Calling upon the services of companies - that are experts in both cyber risk and the challenges associated with the use of IoT - is becoming a must for analyzing the security and safety of IoT products and their associated systems, before checking that the appropriate measures have indeed been taken. This is where Bureau Veritas is uniquely placed in being able to offer its new-found know-how in cybersecurity combined with the proven expertise of both its IoT testing labs and its industrial risk auditors.

In 2016, there were only a mere few thousand cyber-attacks that exploited the vulnerability of connected objects. Since 2016, the main observers of cybersecurity report a multiplication of these attacks by a factor of 3 to 7 according to the sources of measurement used, with + 50% increase in 2019 compared to 2018.” This is what Jean-Baptiste Gillet, (Strategy Director for Cybersecurity at Bureau Veritas) points out. He heads up the Task Force dedicated to cybersecurity at Bureau Veritas, and his message is clear: urgent action is needed.

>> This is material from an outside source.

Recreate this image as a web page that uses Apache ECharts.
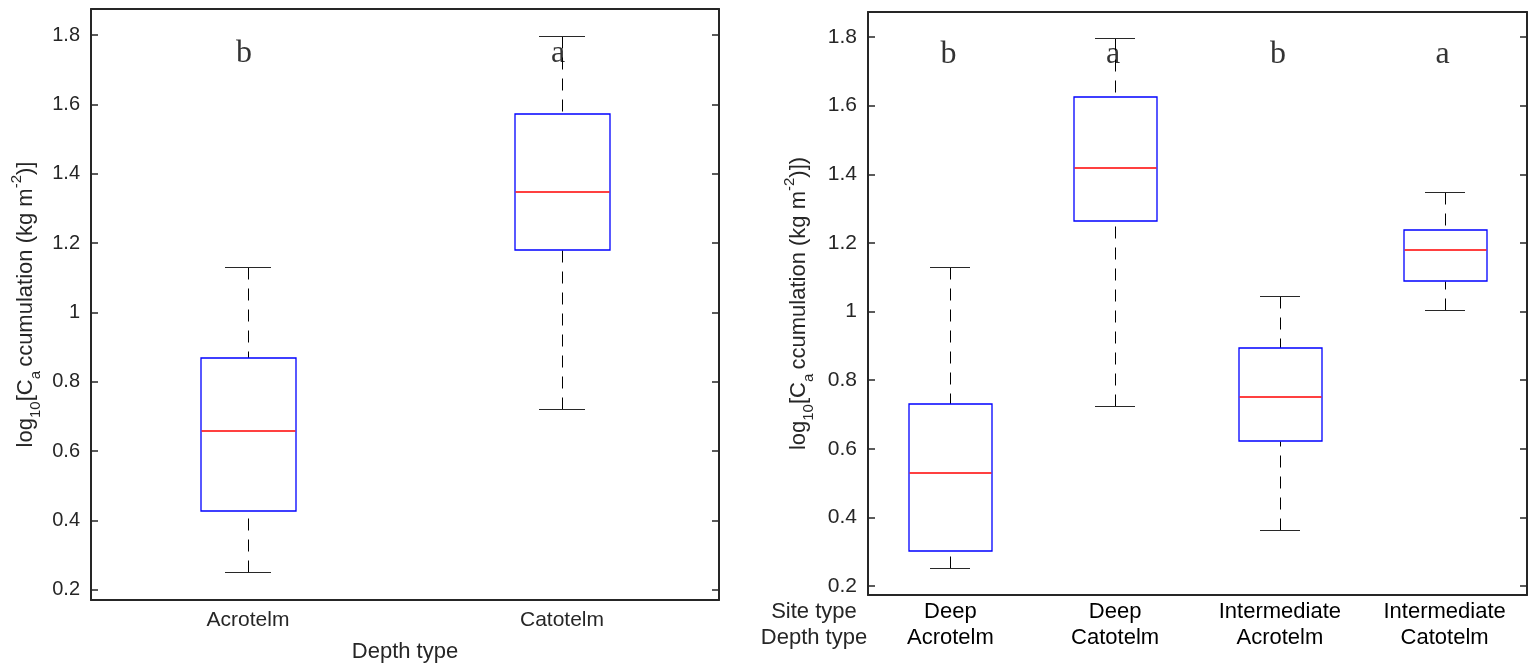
<!DOCTYPE html>
<html><head><meta charset="utf-8">
<script src="https://cdn.jsdelivr.net/npm/echarts@6/dist/echarts.min.js"></script>
<style>html,body{margin:0;padding:0;background:#fff}#c{width:1538px;height:670px}</style>
</head><body><div id="c"></div>
<script>
// ---- Left panel data ----
const leftCategories = ['Acrotelm', 'Catotelm'];
const leftLow    = [0.252, 0.722];
const leftQ1     = [0.428, 1.180];
const leftMedian = [0.658, 1.347];
const leftQ3     = [0.869, 1.572];
const leftHigh   = [1.131, 1.797];
const leftLetters = ['b', 'a'];

// ---- Right panel data ----
const siteTypes  = ['Deep', 'Deep', 'Intermediate', 'Intermediate'];
const depthTypes = ['Acrotelm', 'Catotelm', 'Acrotelm', 'Catotelm'];
const rightLow    = [0.252, 0.725, 0.363, 1.004];
const rightQ1     = [0.302, 1.264, 0.623, 1.089];
const rightMedian = [0.529, 1.418, 0.751, 1.179];
const rightQ3     = [0.730, 1.625, 0.894, 1.238];
const rightHigh   = [1.130, 1.797, 1.045, 1.348];
const rightLetters = ['b', 'a', 'b', 'a'];

const rightCategories = siteTypes.map((s, i) => s + '\n' + depthTypes[i]);

const FONT = 'Liberation Sans, Arial, Helvetica, sans-serif';
const SERIF = 'Liberation Serif, Times New Roman, serif';
const AX = '#262626';

function boxData(lo, q1, md, q3, hi) {
  return lo.map((v, i) => [i, lo[i], q1[i], md[i], q3[i], hi[i]]);
}
const crisp = v => Math.round(v) + 0.5;

function boxRender(boxFrac, capFrac) {
  return function (params, api) {
    const i = api.value(0);
    const lo = api.coord([i, api.value(1)]);
    const q1 = api.coord([i, api.value(2)]);
    const md = api.coord([i, api.value(3)]);
    const q3 = api.coord([i, api.value(4)]);
    const hi = api.coord([i, api.value(5)]);
    const bw = api.size([1, 0])[0];
    const half = bw * boxFrac / 2, capHalf = bw * capFrac / 2;
    const x = crisp(lo[0]);
    const yLo = crisp(lo[1]), yQ1 = crisp(q1[1]), yQ3 = crisp(q3[1]), yHi = crisp(hi[1]);
    const bl = Math.round(x - half), br = Math.round(x + half);
    const bt = Math.round(q3[1]), bb = Math.round(q1[1]);
    const yMd = Math.round(md[1]);
    return {
      type: 'group',
      children: [
        { type: 'line', shape: { x1: x, y1: yLo, x2: x, y2: yQ1 }, style: { stroke: '#000', fill: 'none', lineWidth: 1, lineDash: [12, 9] } },
        { type: 'line', shape: { x1: x, y1: yHi, x2: x, y2: yQ3 }, style: { stroke: '#000', fill: 'none', lineWidth: 1, lineDash: [12, 9] } },
        { type: 'rect', shape: { x: Math.round(x - capHalf), y: Math.round(lo[1]), width: Math.round(2 * capHalf), height: 1 }, style: { fill: 'rgb(40,40,40)', stroke: 'none' } },
        { type: 'rect', shape: { x: Math.round(x - capHalf), y: Math.round(hi[1]), width: Math.round(2 * capHalf), height: 1 }, style: { fill: 'rgb(40,40,40)', stroke: 'none' } },
        { type: 'rect', shape: { x: bl, y: bt, width: br - bl, height: bb - bt }, style: { fill: '#ffffff', stroke: '#0000ff', lineWidth: 1.3 } },
        { type: 'rect', shape: { x: bl + 0.6, y: yMd - 0.7, width: br - bl - 1.2, height: 1.4 }, style: { fill: '#ff0000', stroke: 'none' } }
      ]
    };
  };
}

function yNameRich(size, sub) {
  return {
    t: { fontSize: size, color: AX, fontFamily: FONT, lineHeight: size + 12 },
    sub: { fontSize: sub, color: AX, fontFamily: FONT, lineHeight: sub, verticalAlign: 'bottom' },
    sup: { fontSize: sub, color: AX, fontFamily: FONT, lineHeight: sub, verticalAlign: 'top' }
  };
}

function yAxes(grid, min, max, nameText, gap, labelSize) {
  const base = {
    gridIndex: grid, type: 'value', min: min, max: max, splitNumber: 8,
    splitLine: { show: false },
    axisLine: { show: true, lineStyle: { color: AX, width: 2 } },
    axisTick: { show: true, inside: true, length: 7, lineStyle: { color: AX, width: 1.5 } }
  };
  return [
    Object.assign({}, base, {
      position: 'left',
      axisLabel: { show: true, fontSize: labelSize, color: AX, fontFamily: FONT, margin: 11, showMinLabel: false, showMaxLabel: false },
      name: nameText, nameLocation: 'middle', nameGap: gap,
      nameTextStyle: { rich: yNameRich(22, 15) }
    }),
    Object.assign({}, base, { position: 'right', axisLabel: { show: false } })
  ];
}

const chart = echarts.init(document.getElementById('c'), null, { renderer: 'canvas' });

const option = {
  animation: false,
  backgroundColor: '#fff',
  grid: [
    { left: 91, top: 9, width: 628, height: 591 },
    { left: 868, top: 12, width: 659, height: 583 }
  ],
  xAxis: [
    {
      gridIndex: 0, type: 'category', data: leftCategories, position: 'bottom',
      axisLine: { lineStyle: { color: AX, width: 2 } },
      axisTick: { inside: true, alignWithLabel: true, length: 7, lineStyle: { color: AX, width: 1.5 } },
      axisLabel: { fontSize: 21, color: AX, fontFamily: FONT, margin: 10 },
      name: 'Depth type', nameLocation: 'middle', nameGap: 41,
      nameTextStyle: { fontSize: 22, color: AX, fontFamily: FONT }
    },
    {
      gridIndex: 0, type: 'category', data: leftCategories, position: 'top',
      axisLine: { lineStyle: { color: AX, width: 2 } },
      axisTick: { inside: true, alignWithLabel: true, length: 7, lineStyle: { color: AX, width: 1.5 } },
      axisLabel: { show: false }
    },
    {
      gridIndex: 1, type: 'category', data: rightCategories, position: 'bottom',
      axisLine: { lineStyle: { color: AX, width: 2 } },
      axisTick: { show: false },
      axisLabel: { fontSize: 22, color: '#000', fontFamily: FONT, margin: 4, lineHeight: 26 }
    },
    {
      gridIndex: 1, type: 'category', data: rightCategories, position: 'top',
      axisLine: { lineStyle: { color: AX, width: 2 } },
      axisTick: { show: false },
      axisLabel: { show: false }
    }
  ],
  yAxis: [].concat(
    yAxes(0, 0.171, 1.875, '{t|log}{sub|10}{t|[C}{sub|a }{t|ccumulation (kg m}{sup|-2}{t|)]}', 48, 20),
    yAxes(1, 0.174, 1.873, '{t|log}{sub|10}{t|[C}{sub|a }{t|ccumulation (kg m}{sup|-2}{t|)])}', 52, 21)
  ),
  graphic: [
    {
      type: 'text', x: 814, y: 599,
      style: {
        text: 'Site type\nDepth type', font: '22px ' + FONT, fill: AX,
        align: 'center', textAlign: 'center', verticalAlign: 'top', lineHeight: 26
      }
    }
  ],
  series: [
    {
      type: 'custom', xAxisIndex: 0, yAxisIndex: 0,
      renderItem: boxRender(0.30, 0.147),
      encode: { x: 0, y: [1, 2, 3, 4, 5] },
      data: boxData(leftLow, leftQ1, leftMedian, leftQ3, leftHigh),
      silent: true, z: 2
    },
    {
      type: 'custom', xAxisIndex: 2, yAxisIndex: 2,
      renderItem: boxRender(0.50, 0.243),
      encode: { x: 0, y: [1, 2, 3, 4, 5] },
      data: boxData(rightLow, rightQ1, rightMedian, rightQ3, rightHigh),
      silent: true, z: 2
    },
    {
      type: 'scatter', xAxisIndex: 0, yAxisIndex: 0, symbolSize: 0, silent: true, z: 5,
      data: leftLetters.map((l, i) => [i, 1.745]),
      label: {
        show: true, position: 'inside', offset: [-4, 0], formatter: p => leftLetters[p.dataIndex],
        fontFamily: SERIF, fontSize: 32, color: '#000'
      }
    },
    {
      type: 'scatter', xAxisIndex: 2, yAxisIndex: 2, symbolSize: 0, silent: true, z: 5,
      data: rightLetters.map((l, i) => [i, 1.75]),
      label: {
        show: true, position: 'inside', offset: [-2, 0], formatter: p => rightLetters[p.dataIndex],
        fontFamily: SERIF, fontSize: 32, color: '#000'
      }
    }
  ]
};
chart.setOption(option);
</script>
</body></html>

In fact, with the boom in the number of devices connected to the Internet – in 2025, the figure will be close to the 40 billion mark – the “exposed area” (i.e. the area vulnerable to attacks) increases apace. To the point that 25% of cyber-attacks could come via these devices rather than computers. Whether it’s taking control of connected cars by cracking the Wi-Fi encryption, identifying vulnerabilities in connected locks or attacks on the ZigBee command system, examples of such attacks are numerous. Hackers are also finding more and more ways to exploit the flaws of connected objects to create a Botnet (a network of computer bots), for example, which could lead to large-scale attacks. This was the case for the 2016 Mirai Botnet, which infested several sites and services through vulnerable surveillance cameras.

That a hacker could take control of a connected toothbrush may seem relatively benign. However, for an organized team of cyber-attackers to succeed in accessing the command-control system of a chemical plant presents an altogether more troubling danger. What would happen if cyber-attackers managed to override the control system of a driverless car?